The disappointing aspect  is that this was so easily achieved. So many people were only too happy to jump on board. They found a club isolated and players singled out and then “put the boots in”. Other clubs saw an advantage for themselves as did other players and took full advantage. Now they are trying to cover this up or make excuses for their opportunistic behaviour.

The political issue here is that it is still possible to have scapegoats, witch hunts etc. It may only be sport but it was instigated by a political party in order to gain popularity. The fact that it was the ALP is not surprising as one would expect that if any party is going to resort to fascist tactics it is the ALP. All politically motivated attacks on anyone’s freedom should be exposed and fought. Agencies like ASADA that consider themselves above the law should be opposed and exposed. Anyone who has their rights restricted should be supported and encouraged to defend their rights. It would seem at the moment professional sports people are denied the same rights as others.


Thanks to ‘Tomb’ for this post.

It may seem of little importance, just athletes and drugs; however it is about freedom and if you deny it to any group of people then that can always be applied to anyone or everyone.


The attack on freedom comes in many different ways and in many different areas, from jailing whistleblowers to anti-terror laws. Some of these attacks are in seemingly irrelevant fields such as sport. Athletes being singled out to adhere to rules/laws from which the rest of the populace are exempt. Singling out athletes in this way is bad enough but to place a body overseeing these laws that is outside the judicial system is an attack on the freedom of athletes.

A recent case in Australia of football clubs being used as political tools outside the law is of strong concern. The then Australian Labor government, through its Minister for Sport, spoke of ‘the darkest day in Australian sports history’ in order to try to take the focus away from their dismal poll showings. The Australian Crime Commission looked at it and found there was no evidence of anything illegal and decided not to pursue it, however the sports doping body – ASADA -agreed to and received police powers and increased funding to do so. The Essendon and Cronulla football clubs have been attacked by ASADA, the doping body of sport in Australia. ASADA used intimidation and threats to try to get the players to admit they had taken a banned substance. The players refused as they had not taken a banned substance as far as they knew and ASADA had not given them any evidence that they had. According to ASADA it doesn’t matter if you knew it was banned or that someone was giving it to you without your consent or knowledge. You are guilty. You have to prove it didn’t happen and ASDA can go on rumors to charge you.

ASADA tried to get someone to admit they took a banned substance as they had no worthwhile evidence. Footballers from Cronulla agreed and accepted a penalty of insignificance in order to finish the saga which has dragged on for more than 2 years while those at Essendon refused as they knew they hadn’t and wouldn’t accept an irrelevant penalty to get ASADA off the hook.

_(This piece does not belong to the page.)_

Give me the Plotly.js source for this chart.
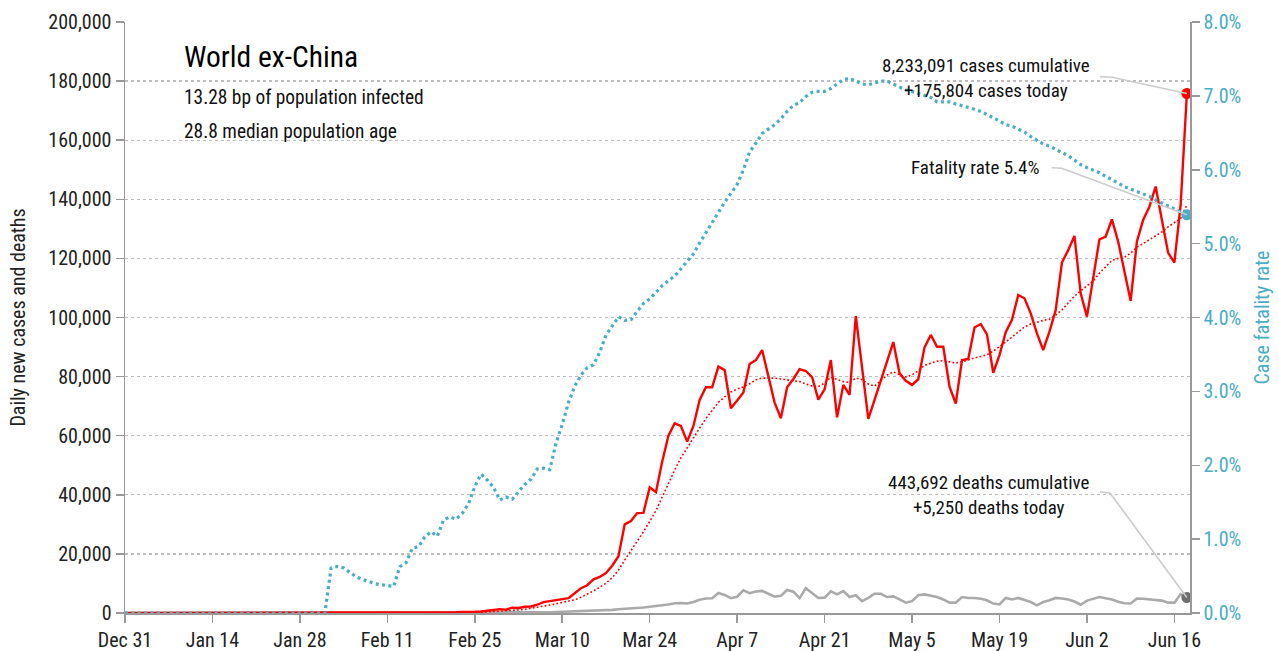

The important point here is the role of the media in convincing people there was some grievous crime committed and these clubs particularly Essendon should just accept the penalties. This has been the case without virtually any dissent from all journalists and a witch hunt has been happening for 2 years. The fact that so many people have accepted the guilt without question is of concern. Now one official is appealing a court decision that was seen to be not based on law and the media is trying to label them as monsters for pursuing their legal right.

It may seem of little importance, just athletes and drugs; however it is about freedom and if you deny it to any group of people then that can always be applied to anyone or everyone.